Free Improvisation with tremolo 11.29.14

Monday, September 23, 2013

detuning/retuning the guitar

This next track might not be for those with perfect pitch.



Gary Prince: Guitar
Andrew Klein: Voice
Rehearsal 9.21.13

The guitar tuning on this track is (low-high)

6 = just sharp of Bb
5 = sharp of a D
4 = very sharp of E
3 = very sharp of D
2 = almost an Ab
1 = almost a Db

This piece comes towards the end of a session in which I returned the guitar before each piece - going off whatever intervals sounded cool, or crunchy, without using the tuner (hence not landing on exact notes). I wasn't really keeping track of which exact notes of any of the strings - just the intervals and the overall sound. I found out what tuning I was in by checking with the tuner afterwards.

Retuning the guitar this way makes for an interesting problem: not being able to rely on muscle or visual memory to know where the notes are, ie, not being able to use physical patterns, not being able to predict what note will sound when you hit a particular string.

But that said, the intervallic relationships on a single string are unchanged - after all, you're not moving the location of the frets. So by playing on one string you can kind of get around being retuned (that is, you can choose pitches deliberately). This gives you the option, to some degree, of being deliberately tonal. Then, having the relationships between the strings be wildly off (especially them not being sequential or standard, ie, string 4 is a higher note than string 3, string 6-5 is a maj 3; string 5-4 is a maj2) frees you up to play atonally while still playing familiar physical shapes. Familiar licks and shapes take on completely new and interesting sounds, allowing you to think more about melodic shape and form, free from the expectation of always knowing what notes will come out, almost taking pitches as they come. To me this is very freeing.

To me, this is almost a shortcut to getting something of the very out Eric Dolphy or Anthony Braxton sound. A less deliberate choice of notes, maybe, but that kind of atonal, angular shape playing that I associate with the sound of those players - something I have always found very difficult to do on guitar, especially at faster tempos, as it is so challenging to break the muscle memory of typical scales and arpeggios, and to play 'non guitaristically'.
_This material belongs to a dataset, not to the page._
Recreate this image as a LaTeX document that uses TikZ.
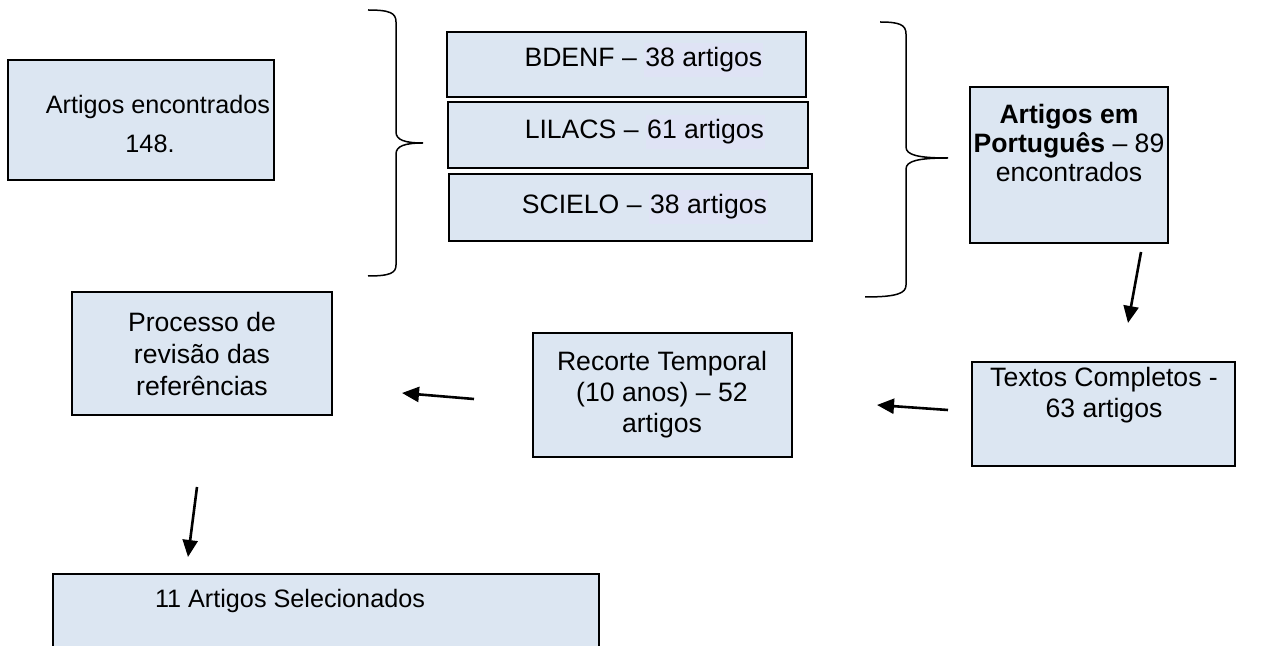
\documentclass[tikz,border=0pt]{standalone}
\usepackage{fontspec}
\setmainfont{Liberation Sans}
\usetikzlibrary{arrows.meta}
\definecolor{boxfill}{RGB}{220,230,242}
\definecolor{hlc}{RGB}{223,227,245}
\newcommand\fl{\rule{0pt}{13pt}}
\newcommand\hlt[1]{{\setlength\fboxsep{0.6pt}\colorbox{hlc}{\strut #1}}}
\begin{document}
\begin{tikzpicture}[x=0.5pt,y=-0.5pt,
  box/.style={draw, line width=1pt, fill=boxfill, inner sep=0pt},
  txt/.style={anchor=north, align=center, inner sep=0pt, font=\fontsize{13.3}{15.5}\selectfont},
  small/.style={font=\fontsize{12.6}{14.5}\selectfont},
  arr/.style={line width=1.3pt, -{Triangle[length=8.5pt,width=7.5pt]}},
  brace/.style={line width=0.75pt}]
\clip (0,0) rectangle (1264,646);
\fill[white] (0,0) rectangle (1264,646);
% boxes
\node[box, minimum width=133pt, minimum height=60pt] (A) at (141,120) {};
\node[box, minimum width=179.5pt, minimum height=32.5pt] (B) at (626.5,64.5) {};
\node[box, minimum width=180pt, minimum height=33pt] (L) at (628,135) {};
\node[box, minimum width=181.5pt, minimum height=33.5pt] (S) at (630.5,207.5) {};
\node[box, minimum width=99pt, minimum height=78pt] (P) at (1069,165) {};
\node[box, minimum width=131.5pt, minimum height=52pt] (T) at (1103.5,414) {};
\node[box, minimum width=129.5pt, minimum height=62pt] (R) at (662.5,395) {};
\node[box, minimum width=130pt, minimum height=61.5pt] (V) at (202,353.5) {};
\node[box, minimum width=273pt, minimum height=66pt] (F) at (326,640) {};
% texts
\node[txt, small] (tA) at (158,87) {\fl Artigos encontrados};
\node[txt, small] (tA2) at (150,126) {\fl 148.};
\node[txt] (tB) at (644,40) {\fl BDENF – \hlt{38 artigos}};
\node[txt] (tL) at (645,112) {\fl LILACS – \hlt{61 artigos}};
\node[txt] (tS) at (645,187) {\fl SCIELO – \hlt{38 artigos}};
\node[txt, font=\fontsize{13.3}{14.5}\selectfont] (tP) at (1069,97) {\fl\textbf{Artigos em}\\\textbf{Português} – 89\\encontrados};
\node[txt] (tT) at (1104,360) {\fl Textos Completos -\\63 artigos};
\node[txt] (tR) at (662,344) {\fl Recorte Temporal\\(10 anos) – 52\\artigos};
\node[txt, font=\fontsize{13.3}{16}\selectfont] (tV) at (202,305) {\fl Processo de\\revisão das\\referências};
\node[txt, small] (tF) at (290,581) {\fl 11 Artigos Selecionados};
% braces
\draw[brace] (368,10) .. controls (390,10) and (396,13) .. (396,22) -- (396,132)
  .. controls (396,140) and (405,143) .. (423,143)
  .. controls (405,143) and (396,146) .. (396,154) -- (396,265)
  .. controls (396,273) and (390,276) .. (368,276);
\draw[brace] (880,22) .. controls (900,22) and (906,25) .. (906,34) -- (906,147)
  .. controls (906,155) and (918,158) .. (948,158)
  .. controls (918,158) and (906,161) .. (906,169) -- (906,285)
  .. controls (906,293) and (898,297) .. (865,297);
% arrows
\coordinate (a1s) at (1141,252); \coordinate (a1e) at (1128,323);
\coordinate (a2s) at (948,410);  \coordinate (a2e) at (877,405);
\coordinate (a3s) at (474,399);  \coordinate (a3e) at (402,393);
\coordinate (a4s) at (197,487);  \coordinate (a4e) at (188,557);
\draw[arr] (a1s) -- (a1e);
\draw[arr] (a2s) -- (a2e);
\draw[arr] (a3s) -- (a3e);
\draw[arr] (a4s) -- (a4e);
\end{tikzpicture}
\end{document}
Wednesday, September 18, 2013

Nuages - from Session Concert, June 8 2013


Gary Prince: Elec Guitar
Sarah Foard: Violin
Vasily Popov: Cello
Adrian Erlinger: Bass
By Django Reindhart

 This is also from the Session Concert, June 8th 2013

Thursday, September 12, 2013

KleinPrince Featured in Espresso Ink V

I'm thrilled to say that one of my collaborations with Baltimore-based poet Andrew Sargus Klein will be featured in Espresso Ink V, "A collected CD of literary works complete with liner notes" from Ink Press Productions.

The featured song is our version of Andrew's poem, "You Wake Up and Walk", a poem about the streets in Ann Arbor, MI, where we both lived as students, from December 2nd, 2012. The music is improvised, and it is part of the collection of pieces we released on bandcamp under the name "Tragicosmic"


Gary Prince: Guitar/FX
Andrew Klein: Voice

You can pre-order Espresso Ink V, which features 16 additional artists, by clicking this link.
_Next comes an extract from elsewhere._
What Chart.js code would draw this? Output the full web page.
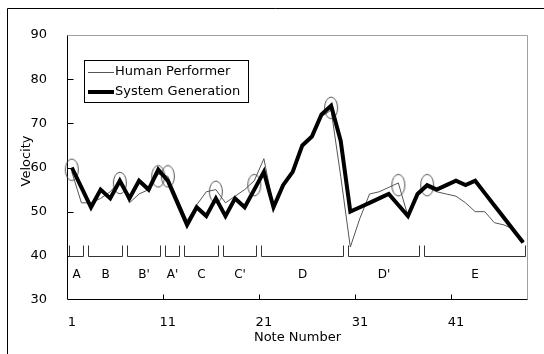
<!DOCTYPE html>
<html><head><meta charset="utf-8">
<script src="https://cdn.jsdelivr.net/npm/chart.js@4.4.1/dist/chart.umd.min.js"></script>
<style>html,body{margin:0;padding:0;background:#fff;}canvas{display:block;}</style>
</head><body>
<canvas id="c" width="544" height="354"></canvas>
<script>
// ---- data ----
const notes = ['1','2','3','4','5','6','7','8','9','10','11','12','13','14','15','16','17','18','19','20','21','22','23','24','25','26','27','28','29','30','31','32','33','34','35','36','37','38','39','40','41','42','43','44','45','46','47','48'];
const humanPerformer = [59,52,52,53,54.5,57,52,54,55,58.5,58,53,48,51.5,54.5,55,52,53.5,55,57,62,51,56,59,65,67,71.5,73,58,42,48.5,54,54.5,55.5,56.5,49,54,55.5,54.5,54,53.5,52,50,50,47.5,47,46,43];
const systemGeneration = [60,55.5,51,55,53,57,53,57,55,59.5,57,52,47,51,49,53,49,53,51,55,59,51,56,59,65,67,72,74,66,50,51,52,53,54,51.5,49,54,56,55,56,57,56,57,54.2,51.4,48.6,45.8,43];
const circledNotes = ['1','6','10','11','16','20','28','35','38'];
const circledValues = [59.5,56.5,58,58,54.5,56,73.5,56,56];
const xTickNotes = ['1','11','21','31','41'];
const yTicks = [30,40,50,60,70,80,90];
const groupLabels = ['A','B',"B'","A'",'C',"C'",'D',"D'",'E'];
const groupFirst = [1,3,7,11,13,17,21,30,38];
const groupLast  = [2,6,10,12,16,20,29,37,48];
const bracketValue = 40;

const FONT = "'DejaVu Sans', sans-serif";

// ellipse marker
const ell = document.createElement('canvas');
ell.width = 16; ell.height = 24;
(function(){const g=ell.getContext('2d');g.strokeStyle='#555';g.lineWidth=1;g.beginPath();g.ellipse(8,12,6.5,10.8,0,0,Math.PI*2);g.stroke();})();

const decor = {
  id: 'decor',
  beforeDatasetsDraw(chart){
    const ctx = chart.ctx, a = chart.chartArea, xs = chart.scales.x, ys = chart.scales.y;
    ctx.save();
    // outer border (top/left)
    ctx.strokeStyle = '#000'; ctx.lineWidth = 1;
    ctx.beginPath(); ctx.moveTo(7.5, 354); ctx.lineTo(7.5, 8.5); ctx.lineTo(544, 8.5); ctx.stroke();
    // plot frame: grey top/right
    const L = Math.round(a.left)+0.5, R = Math.round(a.right)-0.5, T = Math.round(a.top)+0.5, B = Math.round(a.bottom)-0.5;
    ctx.strokeStyle = '#a0a0a0';
    ctx.beginPath(); ctx.moveTo(L, T); ctx.lineTo(R, T); ctx.lineTo(R, B); ctx.stroke();
    ctx.strokeStyle = '#000';
    ctx.beginPath(); ctx.moveTo(L, T); ctx.lineTo(L, B); ctx.lineTo(R, B); ctx.stroke();
    // y ticks inward
    ctx.beginPath();
    yTicks.forEach(v => { const y = Math.round(ys.getPixelForValue(v))+0.5; if (v>30 && v<90){ ctx.moveTo(L, y); ctx.lineTo(L+6, y);} });
    // x ticks inward at left boundary of labelled notes
    const half = (xs.getPixelForValue(1) - xs.getPixelForValue(0))/2;
    xTickNotes.forEach(n => { const i = notes.indexOf(n); if (i>0){ const x = Math.round(xs.getPixelForValue(i) - half)+0.5; ctx.moveTo(x, B); ctx.lineTo(x, B-5);} });
    ctx.stroke();
    // brackets
    const by = Math.round(ys.getPixelForValue(bracketValue))+0.5;
    ctx.strokeStyle = '#333';
    ctx.fillStyle = '#000';
    ctx.font = '12px ' + FONT; ctx.textAlign = 'center'; ctx.textBaseline = 'middle';
    groupLabels.forEach((lab, k) => {
      const x1 = Math.round(xs.getPixelForValue(groupFirst[k]-1) - half + 2)+0.5;
      const x2 = Math.round(xs.getPixelForValue(groupLast[k]-1) + half - 2)-0.5;
      ctx.beginPath(); ctx.moveTo(x1, by-11); ctx.lineTo(x1, by); ctx.lineTo(x2, by); ctx.lineTo(x2, by-11); ctx.stroke();
      ctx.fillText(lab, (x1+x2)/2, by+18);
    });
    // axis titles
    ctx.font = '13px ' + FONT;
    ctx.fillText('Note Number', (a.left+a.right)/2, 338);
    ctx.save(); ctx.translate(27, 161); ctx.rotate(-Math.PI/2); ctx.fillText('Velocity', 0, 0); ctx.restore();
    ctx.restore();
  },
  afterDraw(chart){
    const ctx = chart.ctx;
    const ds = chart.data.datasets;
    ctx.save();
    ctx.fillStyle = '#fff'; ctx.fillRect(84.5, 60.5, 164, 42);
    ctx.strokeStyle = '#000'; ctx.lineWidth = 1; ctx.strokeRect(84.5, 60.5, 164, 42);
    const items = [ds[1], ds[0]];
    const ys = [72, 91.5];
    ctx.font = '13px ' + FONT; ctx.textAlign = 'left'; ctx.textBaseline = 'middle'; ctx.fillStyle = '#000';
    items.forEach((d, i) => {
      ctx.strokeStyle = d.borderColor; ctx.lineWidth = d.borderWidth;
      const y = d.borderWidth % 2 ? Math.round(ys[i])+0.5 : Math.round(ys[i]);
      ctx.beginPath(); ctx.moveTo(88, y); ctx.lineTo(114, y); ctx.stroke();
      ctx.fillText(d.label, 115, ys[i]);
    });
    ctx.restore();
  }
};

new Chart(document.getElementById('c'), {
  type: 'line',
  data: {
    labels: notes,
    datasets: [
      { label: 'System Generation', data: systemGeneration, borderColor: '#000', borderWidth: 4, pointRadius: 0, tension: 0, fill: false, order: 0 },
      { label: 'Human Performer', data: humanPerformer, borderColor: '#555', borderWidth: 1, pointRadius: 0, tension: 0, fill: false, order: 1 },
      { label: 'circles', data: circledNotes.map((n, i) => ({x: n, y: circledValues[i]})), showLine: false, pointStyle: ell, pointRadius: 10, order: 2 }
    ]
  },
  options: {
    responsive: false, devicePixelRatio: 1, animation: false,
    layout: { padding: { left: 8, right: 16, top: 35, bottom: 0 } },
    plugins: { legend: { display: false }, tooltip: { enabled: false } },
    scales: {
      x: {
        type: 'category', offset: true,
        grid: { display: false, offset: true }, border: { display: false },
        ticks: { autoSkip: false, maxRotation: 0, padding: 7, color: '#000', font: { family: FONT, size: 13 },
          callback: function(v){ const l = this.getLabelForValue(v); return xTickNotes.includes(l) ? l : ''; } },
        afterFit: s => { s.height = 54; }
      },
      y: {
        min: 30, max: 90,
        grid: { display: false }, border: { display: false },
        ticks: { stepSize: 10, padding: 12, color: '#000', font: { family: FONT, size: 13 } },
        afterFit: s => { s.width = 59; }
      }
    }
  },
  plugins: [decor]
});
</script>
</body></html>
There will be a listening party at the EMP Collective in Baltimore on September 20th. Andrew and I are right now working on new recordings, hopefully to be finished this winter.

Monday, August 26, 2013

Tango Choc

Here are two versions of Tango Choc, a composition by Astor Piazzolla, arranged for guitar and violin by Ian Murphy. This first version is with violinist Sarah Foard, and comes from last April.
Sarah Foard: Violin
Gary Prince: Guitar

This second version is from the "Session" Concert, June 8th, and features our own arrangement for quartet, adapted from the guitar/violin arrangement: Sarah Foard: Violin
Vasily Popov: Cello
Adrian Erlinger: Bass
Gary Prince: Guitar

Sarah and I have been playing quite a few of these Piazzolla tangos, performing under the name Black Oranges. Hopefully you will hear more of these this fall as we record more - these recordings are relatively rough, but I wanted to share them in any case. You can hear a little more of us at www.blackorangesdc.com

Monday, August 12, 2013

New Recordings with Matt Endahl - Time and Place

I'm very happy that my friend Matt Endhal has put together a new set of duo recordings culled from January & August of 2012, released as "Time and Place" on his label, Sound Mansion Recordings.

They can be downloaded for free at the following link:




To download for free just click download (or select "Buy Now" on the bandcamp page) and enter $0.

 As Matt mentions in his linear notes, the first two were recorded in the living room of my then-house, on Randolph St, and put together from a mixture of digital and analog recording devices (including one microphone that we stuck in my fish tank). The third track is from a performance we gave at Canterbury House.

The two recordings from January 2012 are effects pedal-free. It was in March 2012 that I bought a loop pedal and began to collect guitar effects pedals - which are heard in full force in track 3, the recording from August, which was also the first time Matt and I played together using full effects.

Monday, August 5, 2013

Black Oranges free improvisation 7.27.13

Gary Prince: Guitar
Sarah Foard: Violin

This is a free improvisation from a longer concert of tango, irish, and jazz music with Sarah Foard on violin. We will be playing much more this fall under the name Black Oranges - we have some more music online at www.blackorangesdc.com.